Press S or / to search in the book

Press ? to show this help

Press Esc to hide this help

Tutorial 4: Simple Job Parameterization

This tutorial teaches you how to create parameter sweeps—generating multiple related jobs from a single job definition using Torc’s parameterization feature.

Learning Objectives

By the end of this tutorial, you will:

  • Understand how parameterization expands one job definition into many jobs
  • Learn the different parameter formats (lists, ranges)
  • Know how to use format specifiers for consistent naming
  • See how parameterization combines with file dependencies

Prerequisites

Why Parameterization?

Without parameterization, a 5-value hyperparameter sweep would require writing 5 separate job definitions. With parameterization, you write one definition and Torc expands it:

# Without parameterization: 5 separate definitions
jobs:
  - name: train_lr0.0001
    command: python train.py --lr=0.0001
  - name: train_lr0.0005
    command: python train.py --lr=0.0005
  # ... 3 more ...

# With parameterization: 1 definition
jobs:
  - name: train_lr{lr:.4f}
    command: python train.py --lr={lr}
    parameters:
      lr: "[0.0001,0.0005,0.001,0.005,0.01]"

Step 1: Create the Workflow Specification

Save as learning_rate_sweep.yaml:

name: lr_sweep
description: Test different learning rates

jobs:
  - name: train_lr{lr:.4f}
    command: |
      python train.py \
        --learning-rate={lr} \
        --output=/models/model_lr{lr:.4f}.pt
    resource_requirements: gpu
    output_files:
      - model_lr{lr:.4f}
    parameters:
      lr: "[0.0001,0.0005,0.001,0.005,0.01]"

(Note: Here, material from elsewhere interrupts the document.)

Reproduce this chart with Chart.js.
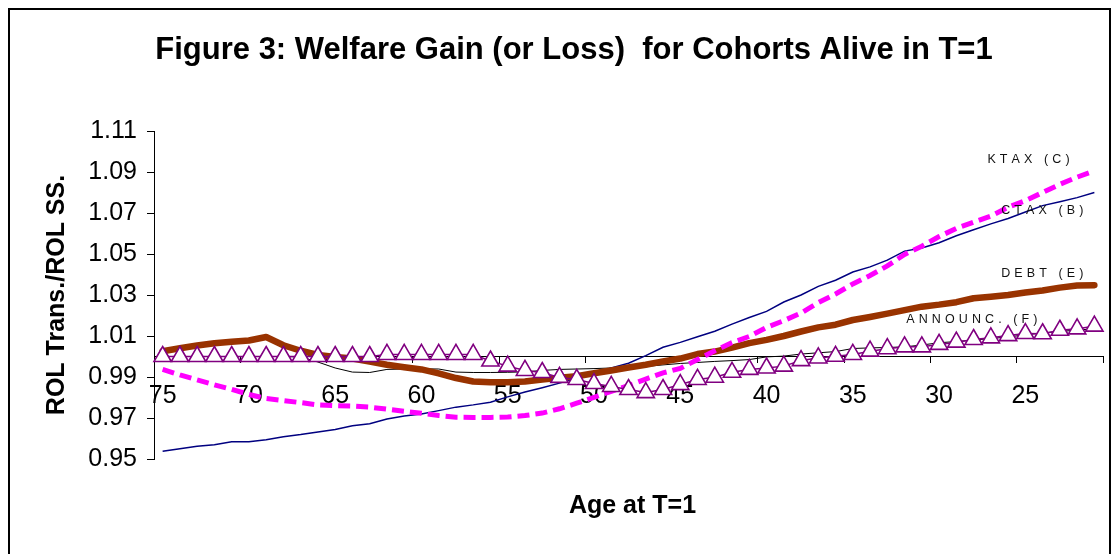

  - name: evaluate_lr{lr:.4f}
    command: |
      python evaluate.py \
        --model=/models/model_lr{lr:.4f}.pt \
        --output=/results/metrics_lr{lr:.4f}.json
    resource_requirements: gpu
    input_files:
      - model_lr{lr:.4f}
    output_files:
      - metrics_lr{lr:.4f}
    parameters:
      lr: "[0.0001,0.0005,0.001,0.005,0.01]"

  - name: compare_results
    command: |
      python compare.py --input-dir=/results --output=/results/comparison.csv
    resource_requirements: minimal
    input_files:
      - metrics_lr{lr:.4f}
    parameters:
      lr: "[0.0001,0.0005,0.001,0.005,0.01]"

files:
  - name: model_lr{lr:.4f}
    path: /models/model_lr{lr:.4f}.pt
    parameters:
      lr: "[0.0001,0.0005,0.001,0.005,0.01]"

  - name: metrics_lr{lr:.4f}
    path: /results/metrics_lr{lr:.4f}.json
    parameters:
      lr: "[0.0001,0.0005,0.001,0.005,0.01]"

resource_requirements:
  - name: gpu
    num_cpus: 8
    num_gpus: 1
    memory: 16g
    runtime: PT2H

  - name: minimal
    num_cpus: 1
    memory: 2g
    runtime: PT10M

Understanding the Specification

Parameter Syntax:

  • {lr} - Simple substitution with the parameter value
  • {lr:.4f} - Format specifier: 4 decimal places (e.g., 0.0010 not 0.001)

Parameter Values:

  • "[0.0001,0.0005,0.001,0.005,0.01]" - A list of 5 specific values

File Parameterization: Notice that both jobs AND files have parameters:. When Torc expands:

  • Each train_lr{lr:.4f} job gets a corresponding model_lr{lr:.4f} file
  • The file dependencies are matched by parameter value

Dependency Flow:

  1. train_lr0.0001 → outputs model_lr0.0001 → unblocks evaluate_lr0.0001
  2. train_lr0.0005 → outputs model_lr0.0005 → unblocks evaluate_lr0.0005
  3. (and so on for each learning rate)
  4. All evaluate_* jobs → unblock compare_results

Step 2: Create and Initialize the Workflow

WORKFLOW_ID=$(torc workflows create learning_rate_sweep.yaml -f json | jq -r '.id')
echo "Created workflow: $WORKFLOW_ID"

torc workflows initialize-jobs $WORKFLOW_ID

Step 3: Verify the Expansion

# Count jobs (should be 11: 5 train + 5 evaluate + 1 compare)
torc jobs list $WORKFLOW_ID -f json | jq '.jobs | length'

List the job names:

torc jobs list $WORKFLOW_ID -f json | jq -r '.jobs[].name' | sort

Output:

compare_results
evaluate_lr0.0001
evaluate_lr0.0005
evaluate_lr0.0010
evaluate_lr0.0050
evaluate_lr0.0100
train_lr0.0001
train_lr0.0005
train_lr0.0010
train_lr0.0050
train_lr0.0100

Notice:

  • One job per parameter value for train_* and evaluate_*
  • Only one compare_results job (it has the parameter for dependencies, but doesn’t expand because its name has no {lr})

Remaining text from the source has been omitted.